Aim ::
Repeat each entry exactly and drop the pictures.
[Data for this exercise start]
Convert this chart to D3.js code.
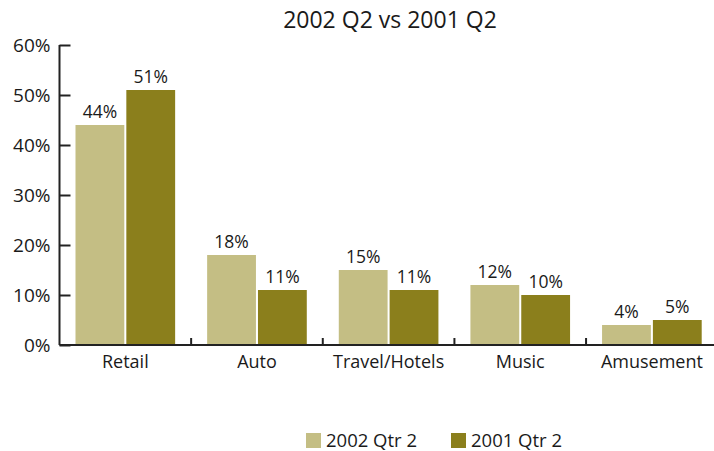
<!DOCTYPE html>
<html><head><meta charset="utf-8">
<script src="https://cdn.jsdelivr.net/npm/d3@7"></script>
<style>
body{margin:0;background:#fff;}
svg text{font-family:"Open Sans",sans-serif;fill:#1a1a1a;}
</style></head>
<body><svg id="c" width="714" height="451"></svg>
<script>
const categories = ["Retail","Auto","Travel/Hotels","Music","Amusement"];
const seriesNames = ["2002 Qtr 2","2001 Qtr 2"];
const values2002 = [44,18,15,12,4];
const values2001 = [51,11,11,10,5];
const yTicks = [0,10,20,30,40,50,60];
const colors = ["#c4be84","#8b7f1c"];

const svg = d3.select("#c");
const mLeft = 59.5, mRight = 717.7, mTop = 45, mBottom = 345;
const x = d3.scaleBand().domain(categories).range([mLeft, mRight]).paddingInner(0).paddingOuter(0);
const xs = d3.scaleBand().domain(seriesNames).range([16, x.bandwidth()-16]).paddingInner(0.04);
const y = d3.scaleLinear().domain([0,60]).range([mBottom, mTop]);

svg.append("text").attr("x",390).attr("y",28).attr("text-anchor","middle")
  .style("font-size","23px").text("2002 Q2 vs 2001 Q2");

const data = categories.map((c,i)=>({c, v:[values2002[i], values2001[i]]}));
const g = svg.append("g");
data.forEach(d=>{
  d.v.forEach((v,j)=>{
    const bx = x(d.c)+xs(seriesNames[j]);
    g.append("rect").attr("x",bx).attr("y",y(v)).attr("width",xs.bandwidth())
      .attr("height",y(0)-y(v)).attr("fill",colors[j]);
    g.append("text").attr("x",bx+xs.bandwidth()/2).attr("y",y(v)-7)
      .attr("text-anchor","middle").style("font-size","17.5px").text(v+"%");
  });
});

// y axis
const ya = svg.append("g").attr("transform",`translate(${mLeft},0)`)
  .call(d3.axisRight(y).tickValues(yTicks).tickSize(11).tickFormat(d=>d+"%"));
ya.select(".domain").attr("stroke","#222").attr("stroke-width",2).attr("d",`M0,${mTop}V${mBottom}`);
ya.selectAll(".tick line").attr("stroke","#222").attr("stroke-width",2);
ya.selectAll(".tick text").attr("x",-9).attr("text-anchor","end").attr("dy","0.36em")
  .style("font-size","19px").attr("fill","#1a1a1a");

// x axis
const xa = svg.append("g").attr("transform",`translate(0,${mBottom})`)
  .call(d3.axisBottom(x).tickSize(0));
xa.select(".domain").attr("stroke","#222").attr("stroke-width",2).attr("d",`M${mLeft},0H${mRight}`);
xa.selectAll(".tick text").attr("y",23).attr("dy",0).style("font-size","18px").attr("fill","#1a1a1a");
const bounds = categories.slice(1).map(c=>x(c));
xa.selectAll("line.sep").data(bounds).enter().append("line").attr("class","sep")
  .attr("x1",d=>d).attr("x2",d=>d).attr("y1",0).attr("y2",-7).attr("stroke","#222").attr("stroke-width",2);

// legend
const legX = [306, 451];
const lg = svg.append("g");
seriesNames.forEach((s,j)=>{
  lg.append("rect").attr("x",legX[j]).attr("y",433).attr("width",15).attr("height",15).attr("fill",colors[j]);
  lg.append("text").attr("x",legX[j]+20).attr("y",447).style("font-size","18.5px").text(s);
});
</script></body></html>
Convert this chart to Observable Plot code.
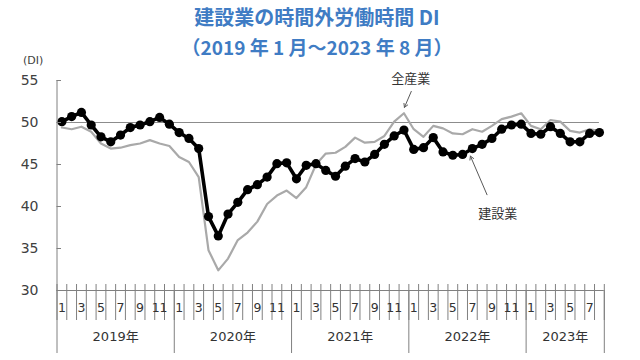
[Data for this exercise end]
Result of the task ::
Convert this chart to D3.js code.
<!DOCTYPE html>
<html><head><meta charset="utf-8">
<script src="https://cdn.jsdelivr.net/npm/d3@7"></script>
<style>
body{margin:0;background:#fff;}
svg text{font-family:"Open Sans",sans-serif;fill:#1a1a1a;}
</style></head>
<body><svg id="c" width="714" height="451"></svg>
<script>
const categories = ["Retail","Auto","Travel/Hotels","Music","Amusement"];
const seriesNames = ["2002 Qtr 2","2001 Qtr 2"];
const values2002 = [44,18,15,12,4];
const values2001 = [51,11,11,10,5];
const yTicks = [0,10,20,30,40,50,60];
const colors = ["#c4be84","#8b7f1c"];

const svg = d3.select("#c");
const mLeft = 59.5, mRight = 717.7, mTop = 45, mBottom = 345;
const x = d3.scaleBand().domain(categories).range([mLeft, mRight]).paddingInner(0).paddingOuter(0);
const xs = d3.scaleBand().domain(seriesNames).range([16, x.bandwidth()-16]).paddingInner(0.04);
const y = d3.scaleLinear().domain([0,60]).range([mBottom, mTop]);

svg.append("text").attr("x",390).attr("y",28).attr("text-anchor","middle")
  .style("font-size","23px").text("2002 Q2 vs 2001 Q2");

const data = categories.map((c,i)=>({c, v:[values2002[i], values2001[i]]}));
const g = svg.append("g");
data.forEach(d=>{
  d.v.forEach((v,j)=>{
    const bx = x(d.c)+xs(seriesNames[j]);
    g.append("rect").attr("x",bx).attr("y",y(v)).attr("width",xs.bandwidth())
      .attr("height",y(0)-y(v)).attr("fill",colors[j]);
    g.append("text").attr("x",bx+xs.bandwidth()/2).attr("y",y(v)-7)
      .attr("text-anchor","middle").style("font-size","17.5px").text(v+"%");
  });
});

// y axis
const ya = svg.append("g").attr("transform",`translate(${mLeft},0)`)
  .call(d3.axisRight(y).tickValues(yTicks).tickSize(11).tickFormat(d=>d+"%"));
ya.select(".domain").attr("stroke","#222").attr("stroke-width",2).attr("d",`M0,${mTop}V${mBottom}`);
ya.selectAll(".tick line").attr("stroke","#222").attr("stroke-width",2);
ya.selectAll(".tick text").attr("x",-9).attr("text-anchor","end").attr("dy","0.36em")
  .style("font-size","19px").attr("fill","#1a1a1a");

// x axis
const xa = svg.append("g").attr("transform",`translate(0,${mBottom})`)
  .call(d3.axisBottom(x).tickSize(0));
xa.select(".domain").attr("stroke","#222").attr("stroke-width",2).attr("d",`M${mLeft},0H${mRight}`);
xa.selectAll(".tick text").attr("y",23).attr("dy",0).style("font-size","18px").attr("fill","#1a1a1a");
const bounds = categories.slice(1).map(c=>x(c));
xa.selectAll("line.sep").data(bounds).enter().append("line").attr("class","sep")
  .attr("x1",d=>d).attr("x2",d=>d).attr("y1",0).attr("y2",-7).attr("stroke","#222").attr("stroke-width",2);

// legend
const legX = [306, 451];
const lg = svg.append("g");
seriesNames.forEach((s,j)=>{
  lg.append("rect").attr("x",legX[j]).attr("y",433).attr("width",15).attr("height",15).attr("fill",colors[j]);
  lg.append("text").attr("x",legX[j]+20).attr("y",447).style("font-size","18.5px").text(s);
});
</script></body></html>
Convert this chart to Observable Plot code.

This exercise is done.